1930 novel by Ellery Queen

The French Powder Mystery (subtitled A Problem in Deduction) is a novel that was written in 1930 by Ellery Queen. It is the second of the Ellery Queen mysteries.

==Plot summary==
The story begins with a model in the ground-floor store window of French's Department Store in New York City who is demonstrating the features of a suite of ultra-modern furniture. When she pushes a button to reveal the folding bed, the bludgeoned corpse of the wife of the owner of the store tumbles to the floor.

The murder case falls into the hands of Inspector Richard Queen of the Homicide Squad and his mystery-writing son Ellery. A set of onyx bookends in the private apartments on the top of the store reveal not only bloodstains but grains of fingerprint powder and an unusual assortment of books. Also, an ashtray full of half-smoked cigarettes is an important clue. The suspects include the wealthy victim's family and friends, some employees of the store, and possible members of a drug ring.

At the finale of the novel, Ellery Queen performs an extended piece of deduction by creating a list of conditions that the murderer must meet (involving, among other things, the possession of keys). He clears all suspects except one, whose identity is revealed in the last line of the novel.

==Literary significance and criticism==

This novel was the second in a long series of novels featuring Ellery Queen, the first nine containing a nationality in the title.

The introduction to this novel contained some details which are now not considered part of the Ellery Queen canon. For instance, the introduction is written as by the anonymous "J. J. McC.", a friend of the Queens, and speaks of Ellery's marriage and child, and their life in Italy, and that the names of both Ellery Queen and his father are pseudonyms — none of these circumstances survived for long.

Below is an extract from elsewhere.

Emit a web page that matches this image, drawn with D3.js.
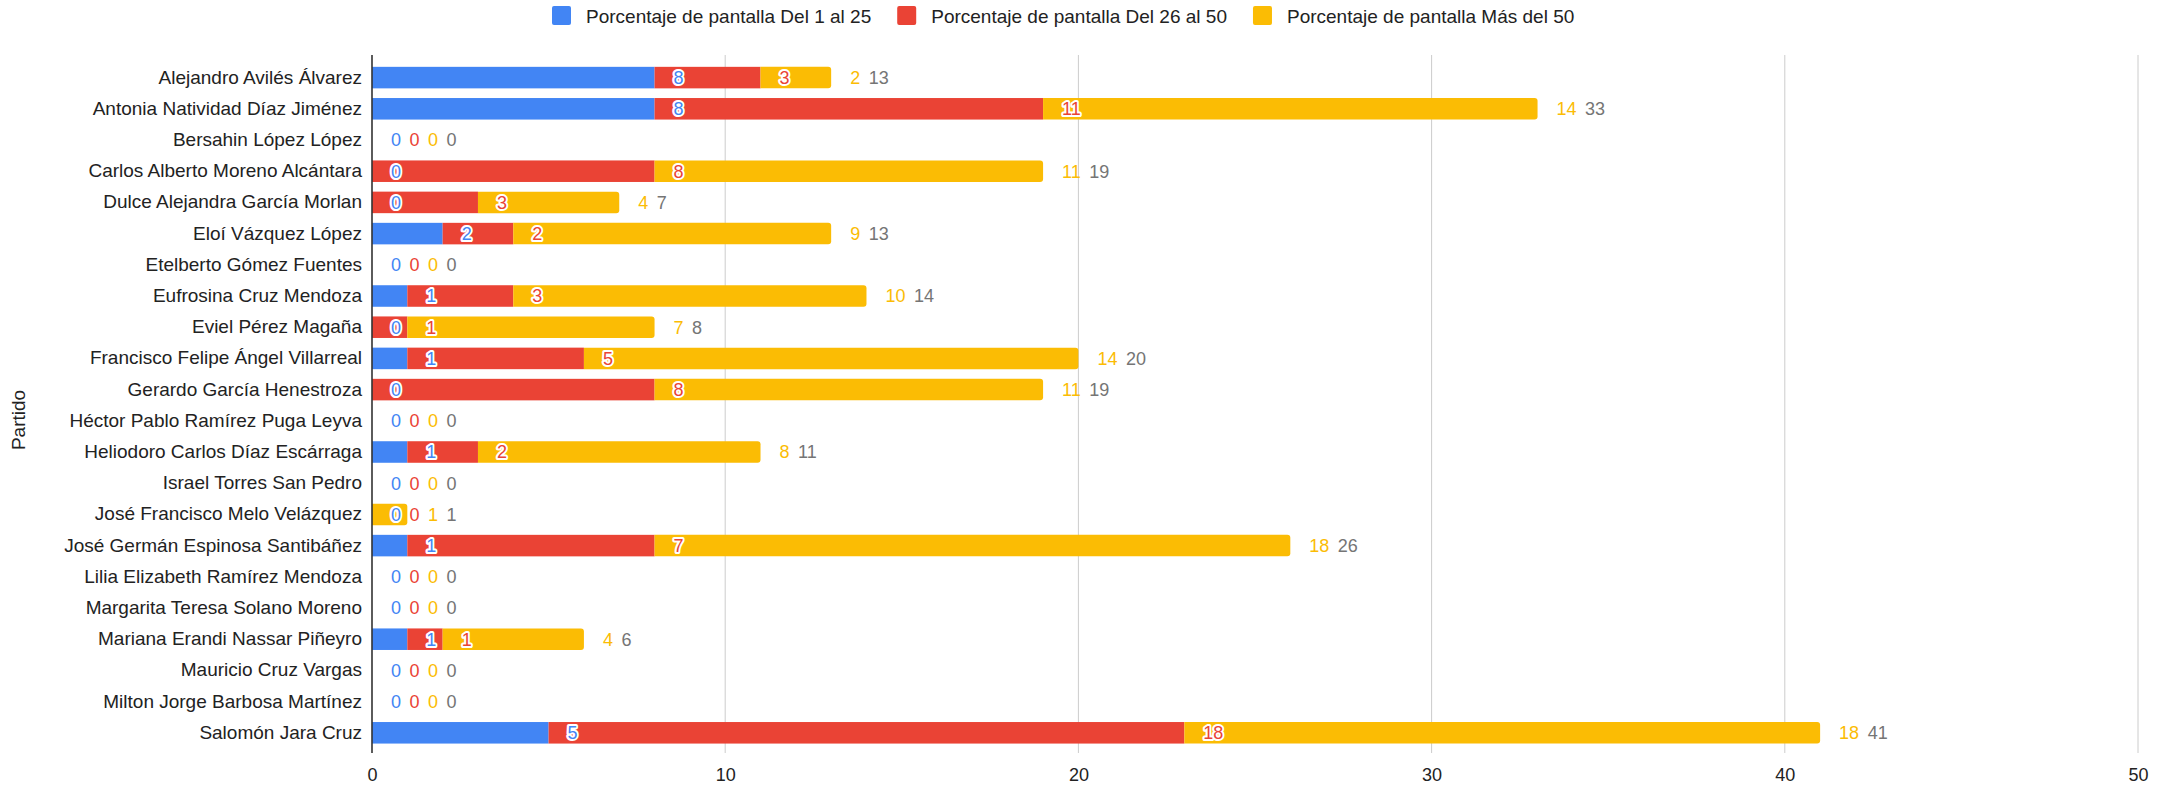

The novel, and the other "nationality" mysteries, had the unusual feature of a "Challenge to the Reader" just before the ending is revealed — the novel breaks the fourth wall and speaks directly to the reader. "I state without reservation that the reader is at this stage in the recounting of The French Powder Mystery fully cognizant of all the facts pertinent to the discovery of the criminal; and that a sufficiently diligent study of what has gone before should educe a clear understanding of what is to come."